Lawmaker Calls On Financial Regulators to Halt ‘Regulation by Enforcement’

Financial Services Law

Concerns about “regulation by enforcement” continue to make headlines as Rep. Blaine Luetkemeyer (R-Missouri) reached out to federal financial regulators to encourage a halt to this “unsettling trend.

The chair of the House Committee on Financial Services hears “frequent complaints” from financial institutions that agency statements including supervisory letters, examination manuals or guidance documents are treated as binding obligations—and he wants the practice to stop.

What happened

In letters to the Federal Reserve Board of Governors, Federal Deposit Insurance Corp. (FDIC), National Credit Union Association (NCUA), Securities and Exchange Commission (SEC), Office of the Comptroller of the Currency (OCC) and Bureau of Consumer Financial Protection (CFPB), the lawmaker noted that the complaints from financial institutions have recently been backed up by federal action.

For example, last year the Government Accountability Office (GAO) determined that the Federal Reserve’s guidance on leveraged lending was technically a rule for purposes of the Congressional Review Act (CRA) but was not submitted to Congress before it took effect.

Similarly, the GAO found that the CFPB’s Bulletin 2013-02, which took the position that the practice of automobile “dealer markups” would be challenged by the CFPB under a disparate impact theory of discrimination, was a general statement of policy and therefore a rule that may be repealed pursuant to the CRA process. A majority of lawmakers responded with a resolution disavowing the bulletin, which passed both houses of Congress and was signed by President Donald Trump in May, ending the rule.

Treating agency guidance as though it were a rule, or “regulation by enforcement,” needs to stop, Rep. Luetkemeyer said. Not only does the practice evade the required rulemaking processes, a “significant number of agency guidance, handbooks and circulars” have been issued over the years, with few withdrawn or rescinded. This multitude of statements leaves financial institutions without clarity on what their binding obligations actually are.

The letters suggested several actions “to reverse this unsettling trend.”

“First, I encourage each of your agencies to issue and publish a clear statement affirming that agency statements—for example, guidance documents, supervisory letters or examination manuals—that have not gone through notice and comment rulemaking do not establish binding legal standards, and thus shall not be the basis of enforcement actions or supervisory directives, including but not limited to the issuance of ‘Matters Requiring Attention’ or ‘Matters Requiring Immediate Attention,’” the legislator wrote. “The statement should also clarify that any failure to adhere to guidance shall not, directly, or indirectly, form the basis of any other adverse supervisory determinations, such as ratings downgrades.”

This should include instances where an examiner purports that a determination is based on “safety and soundness,” with safe and sound practice equating compliance with agency guidance, Rep.
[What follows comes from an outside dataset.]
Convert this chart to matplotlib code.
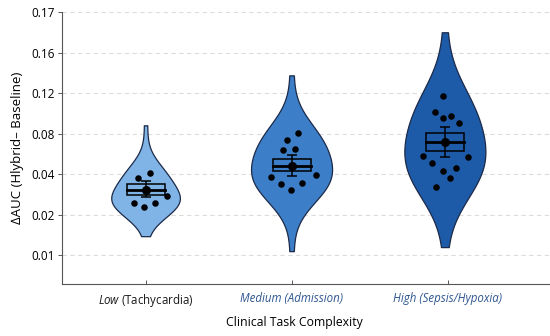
import numpy as np
import matplotlib
matplotlib.use("Agg")
import matplotlib.pyplot as plt
from matplotlib import mlab

plt.rcParams["font.family"] = ["Open Sans", "DejaVu Sans"]
plt.rcParams["mathtext.fontset"] = "custom"
plt.rcParams["mathtext.it"] = "Open Sans:italic"
plt.rcParams["mathtext.rm"] = "Open Sans"

# categories ("Low" alone is italic in the original)
groups = ["$\\mathit{Low}$ (Tachycardia)", "Medium (Admission)", "High (Sepsis/Hypoxia)"]
label_italic = [False, True, True]
label_colors = ["#1a1a1a", "#2f568f", "#2f568f"]
fill_colors = ["#80b4e6", "#3c7ec8", "#1d5ba9"]

# y tick labels are unevenly spaced values on an even grid
tick_values = [0.01, 0.02, 0.04, 0.08, 0.12, 0.16, 0.17]

# per-task points (delta AUC) and their horizontal jitter
low_pts = [0.0417, 0.0380, 0.0293, 0.0260, 0.0257, 0.0236]
low_jit = [0.03, -0.05, 0.15, -0.08, 0.064, -0.014]
med_pts = [0.0808, 0.0736, 0.0644, 0.0650, 0.0387, 0.0397, 0.0351, 0.0356, 0.0322]
med_jit = [0.041, -0.03, -0.06, 0.023, -0.142, 0.164, -0.075, 0.071, -0.007]
high_pts = [0.1177, 0.1012, 0.0976, 0.0956, 0.0907, 0.0585, 0.0571, 0.0512,
            0.0462, 0.0436, 0.0382, 0.0339]
high_jit = [-0.014, -0.07, 0.044, -0.011, 0.096, -0.148, 0.16, -0.091,
            0.073, -0.011, 0.037, -0.062]

# box: q1, median, q3; error bar: lower, upper; mean
q1 = [0.0300, 0.0430, 0.0630]
medians = [0.0321, 0.0479, 0.0716]
q3 = [0.0351, 0.0551, 0.0812]
ci_low = [0.0286, 0.0392, 0.0571]
ci_high = [0.0365, 0.0594, 0.0867]
means = [0.0321, 0.0479, 0.0716]

# violin extent
v_bottom = [0.0147, 0.0110, 0.0120]
v_top = [0.0884, 0.1378, 0.1651]

positions = [0, 1, 2.05]
v_widths = [0.47, 0.555, 0.555]


def to_pos(v):
    return np.interp(v, [0.0] + tick_values, np.arange(len(tick_values) + 1))


fig = plt.figure(figsize=(5.5, 3.36), dpi=100)
ax = fig.add_axes([0.112, 0.155, 0.888, 0.808])

all_pts = [low_pts, med_pts, high_pts]
all_jit = [low_jit, med_jit, high_jit]

for i, pts in enumerate(all_pts):
    y = to_pos(np.array(pts))
    kde = mlab.GaussianKDE(y, bw_method=1.05)
    coords = np.linspace(to_pos(v_bottom[i]), to_pos(v_top[i]), 200)
    vals = kde.evaluate(coords)
    vals = vals + 0.05 * vals.max()
    stats = {"coords": coords, "vals": vals, "mean": to_pos(means[i]),
             "median": to_pos(medians[i]), "min": coords[0], "max": coords[-1]}
    parts = ax.violin([stats], positions=[positions[i]], widths=v_widths[i],
                      showmeans=False, showextrema=False)
    for body in parts["bodies"]:
        body.set_facecolor(fill_colors[i])
        body.set_edgecolor("#1c2a48")
        body.set_linewidth(0.9)
        body.set_alpha(1)
        body.set_zorder(2)

    x = positions[i] + np.array(all_jit[i])
    ax.scatter(x, y, s=22, color="black", zorder=4, linewidths=0)

    # box
    bw = 0.13
    b0, b1 = to_pos(q1[i]), to_pos(q3[i])
    ax.add_patch(plt.Rectangle((positions[i] - bw, b0), 2 * bw, b1 - b0,
                               fill=False, edgecolor="black", lw=1.1, zorder=3))
    ax.plot([positions[i] - bw, positions[i] + bw], [to_pos(medians[i])] * 2,
            color="black", lw=2, zorder=3)
    m = to_pos(means[i])
    ax.errorbar(positions[i], m,
                yerr=[[m - to_pos(ci_low[i])], [to_pos(ci_high[i]) - m]],
                fmt="o", color="black", ms=5.5, capsize=3.5, elinewidth=1.1,
                capthick=1.1, zorder=5)

ax.set_xlim(-0.575, 2.77)
ax.set_ylim(0.29, 7.0)
ax.set_yticks(np.arange(1, len(tick_values) + 1))
ax.set_yticklabels([f"{v:.2f}" for v in tick_values])
ax.set_xticks([0, 1, 2.07])
ax.set_xticklabels(groups, fontsize=8.3)
for lab, c, it in zip(ax.get_xticklabels(), label_colors, label_italic):
    lab.set_color(c)
    if it:
        lab.set_fontstyle("italic")

ax.grid(axis="y", linestyle=(0, (4, 3)), color="#dcdcdc", lw=0.8)
ax.set_axisbelow(True)
ax.spines["top"].set_visible(False)
ax.spines["right"].set_visible(False)
for s in ("left", "bottom"):
    ax.spines[s].set_color("#555555")
    ax.spines[s].set_linewidth(0.8)
ax.tick_params(axis="y", labelsize=8.5, length=3, width=0.7, color="#555555", pad=2)
ax.tick_params(axis="x", direction="in", length=3, width=0.7, color="#555555", pad=6)

ax.set_xlabel("Clinical Task Complexity", fontsize=8.8, labelpad=9)
ax.xaxis.set_label_coords(0.476, -0.12)
ax.set_ylabel("\u2206AUC (Hlybrid\u2013 Baseline)", fontsize=9.5, labelpad=5,
              family=["Open Sans", "DejaVu Sans"])

fig.savefig("out.png", dpi=100)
Luetkemeyer added.

Each agency should also establish a standard practice by which similar clarifying language addressing each of these points is included in any subsequently issued guidance, he told the agencies.

“Finally, I urge you to undertake dedicated efforts to ensure that examiners are appropriately educated about the use and role of guidance; and held accountable when guidance is applied inappropriately,” Rep. Luetkemeyer wrote. “Taking these steps will help to ensure that the law is observed in practice, and that regulated entities are aware of their rights and responsibilities, without having to wonder whether the line between guidance and rule remains blurred.”

To read Rep. Luetkemeyer’s letter to the FDIC, NCUA, SEC, OCC and CFPB, click here.

To read Rep. Luetkemeyer’s letter to the Federal Reserve, click here.

Why it matters

A great deal of guidance for financial institutions does not appear in the form of formal regulations. As evidenced by the letters—and the GAO’s finding that some of the agency statements are in fact rules and therefore subject to the CRA process—nonregulation agency guidance is subject to review by Congress and possible reversal. “Greater clarity around the appropriate use and interpretation of such guidance is of the utmost importance,” Rep. Luetkemeyer wrote to the federal financial regulators. “I urge you to make it a priority and implement these recommendations in the most expedient manner possible.” Some agencies are already on board. Earlier this year, CFPB Acting Director Mick Mulvaney wrote a memorandum to CFPB employees about his leadership philosophy, promising “more formal rulemaking on which financial institutions can rely, and less regulation by enforcement.”